Ripe fruit hung on the vines on one side of the meadow. “I bet those are poisonous,” I said.
“Why kill a little kat? You said they fertilize the ground in the thickets.”
“Dead bodies might yield more fertilizer. Or you could cut off your opponent’s manure supply.”
“Plants are not that smart.”
“They adapt,” I said. “They evolve.” At the university, we had joked about the ways plants abused insects to make them carry pollen or seeds, but insects were small. On Pax, the snow vines were enormous. Next to them, humans and fippokats were insects, objects to abuse. I pushed at the dead fippokat with the toe of my boot. It was anchored to the ground somehow. I prodded the corpse with my machete, holding my breath against the smell. A thick root emerged from its belly and buried itself in the soil beneath it. Something poked up under the fur.

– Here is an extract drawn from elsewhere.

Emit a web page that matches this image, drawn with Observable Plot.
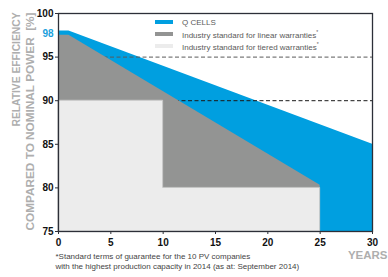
<!DOCTYPE html>
<html><head><meta charset="utf-8">
<script src="https://cdn.jsdelivr.net/npm/d3@7"></script>
<script src="https://cdn.jsdelivr.net/npm/@observablehq/plot@0.6"></script>
<style>
body{margin:0;background:#fff;}
#c{position:relative;width:388px;height:277px;overflow:hidden;font-family:"Liberation Sans",Arial,sans-serif;}
#legend{position:absolute;left:155px;top:16px;font-size:8px;color:#5a5a5a;}
#legend .row{display:flex;align-items:center;height:12px;}
#legend .sw{width:18px;height:4px;margin-right:9px;}
#legend sup{font-size:5px;vertical-align:4px;}
</style>
</head><body>
<div id="c"></div>
<script>
const qcellsYears = [0, 1, 30];
const qcellsValues = [98, 98, 85];
const linearYears = [0, 1, 25];
const linearValues = [97.5, 97.5, 80.3];
const tieredYears = [0, 10, 25];
const tieredValues = [90, 80, 80];
const dashedLevels = [95, 90];
const dashedColors = ["#5a5a5a", "#1a1a1a"];
const xTicks = [0, 5, 10, 15, 20, 25, 30];
const yTicks = [75, 80, 85, 90, 95, 100];
const highlightTick = [98];
const legendLabels = ["Q CELLS", "Industry standard for linear warranties", "Industry standard for tiered warranties"];
const legendColors = ["#009fe0", "#939493", "#ececec"];
const yTitle = ["RELATIVE EFFICIENCY", "COMPARED TO NOMINAL POWER  [%]"];
const xTitle = "YEARS";
const footnote = ["*Standard terms of guarantee for the 10 PV companies", "with the highest production capacity in 2014 (as at: September 2014)"];

const qcells = qcellsYears.map((x, i) => ({x, y: qcellsValues[i]}));
const linear = linearYears.map((x, i) => ({x, y: linearValues[i]}));
const tiered = tieredYears.map((x, i) => ({x, y: tieredValues[i]}));
const dashed = dashedLevels.map((y, i) => ({y, c: dashedColors[i]}));

const plot = Plot.plot({
  width: 388, height: 277,
  marginLeft: 58, marginRight: 16, marginTop: 13, marginBottom: 46,
  style: {fontFamily: "Liberation Sans, Arial, sans-serif", background: "#fff", overflow: "visible"},
  x: {domain: [0, 30]},
  y: {domain: [75, 100]},
  marks: [
    Plot.areaY(qcells, {x: "x", y1: 75, y2: "y", fill: legendColors[0]}),
    ...dashed.map(d => Plot.ruleY([d.y], {x1: 0, x2: 30, stroke: d.c, strokeWidth: 1, strokeDasharray: "4,2.5"})),
    Plot.areaY(linear, {x: "x", y1: 75, y2: "y", fill: legendColors[1]}),
    Plot.areaY(tiered, {x: "x", y1: 75, y2: "y", curve: "step-after", fill: legendColors[2], stroke: "#c6c6c6", strokeWidth: 0.8}),
    Plot.frame({stroke: "#2c2f38", strokeWidth: 1.3}),
    Plot.axisX({ticks: xTicks, tickSize: 3, tickPadding: 4, tickFormat: d => d, fontWeight: "bold", fontSize: 10, fill: "#111", stroke: "#2c2f38", label: null}),
    Plot.axisY({ticks: yTicks, tickSize: 3, tickPadding: 2, tickFormat: d => d, fontWeight: "bold", fontSize: 10, fill: "#111", stroke: "#2c2f38", label: null}),
    Plot.text(highlightTick, {x: 0, y: d => d, text: d => String(d), dx: -5, dy: 3, textAnchor: "end", fill: "#1a9fdc", fontWeight: "bold", fontSize: 10}),
    Plot.text([yTitle[0]], {frameAnchor: "top-left", rotate: -90, textAnchor: "end", dx: -47, dy: -1, fill: "#aeaeae", fontWeight: "bold", fontSize: 11.5, className: "ytitle1"}),
    Plot.text([yTitle[1]], {frameAnchor: "top-left", rotate: -90, textAnchor: "end", dx: -33, dy: -1, fill: "#aeaeae", fontWeight: "bold", fontSize: 11.5, className: "ytitle2"}),
    Plot.text([xTitle], {frameAnchor: "bottom-right", textAnchor: "end", dx: 15, dy: 27, fill: "#aeaeae", fontWeight: "bold", fontSize: 11.5}),
    Plot.text([footnote[0]], {frameAnchor: "bottom-left", textAnchor: "start", dx: -3, dy: 27, fill: "#444", fontSize: 8}),
    Plot.text([footnote[1]], {frameAnchor: "bottom-left", textAnchor: "start", dx: -3, dy: 37.5, fill: "#444", fontSize: 8})
  ]
});
// stretch the two rotated title lines to the lengths seen in the reference
[["ytitle1", 114], ["ytitle2", 218]].forEach(([cls, len]) => {
  plot.querySelectorAll(`.${cls} text`).forEach(t => {
    t.setAttribute("textLength", len);
    t.setAttribute("lengthAdjust", "spacingAndGlyphs");
  });
});
const c = document.getElementById("c");
c.appendChild(plot);
const lg = document.createElement("div");
lg.id = "legend";
legendLabels.forEach((t, i) => {
  const r = document.createElement("div");
  r.className = "row";
  r.innerHTML = `<span class="sw" style="background:${legendColors[i]}"></span><span>${t}${i > 0 ? "<sup>*</sup>" : ""}</span>`;
  lg.appendChild(r);
});
c.appendChild(lg);
</script>
</body></html>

I sliced the poor thing open. Inside, a snow vine seed had germinated. I thought of the three women’s graves. The west vine had employed them just like this fippokat to carry away its seeds and used the dead bodies as fertilizer. I hacked off the shoot springing out of the fippokat. I had learned everything I needed to know. I knew what we were.
I looked for Uri. Holding his machete like a sword, he had approached one of the thickets walls and was walking slowly down its length. He kicked at the leaf litter and rotting grass on the ground. Leaves and twigs flew, and maybe bones. Beneath the litter, vine roots lay like slithering snakes, reaching out and winding around each other. “Madness,” he shouted. “Madness. We are being killed by fighting houseplants.”
In the flying leaves I saw our house in Veracruz explode in the Corn War, thatch blasting through the air. My family fled through dying fields to the swampy forest, spy planes buzzing all around us. My mother tried to shield my eyes and told me to be brave, but I saw human bones in the woods, their stinking flesh falling away, and I screamed. Then my mother fell, blood bubbling from her chest and mouth. We had to leave her with the rest of the dead, and I had to be brave.
Uri had been in an army, but I had been in a war. Soldiers win victories, but civilians merely survive, if they are lucky and clever. That can be enough, but the civilians may hate both sides, and I did. I had left Earth to escape them all, every side in every war.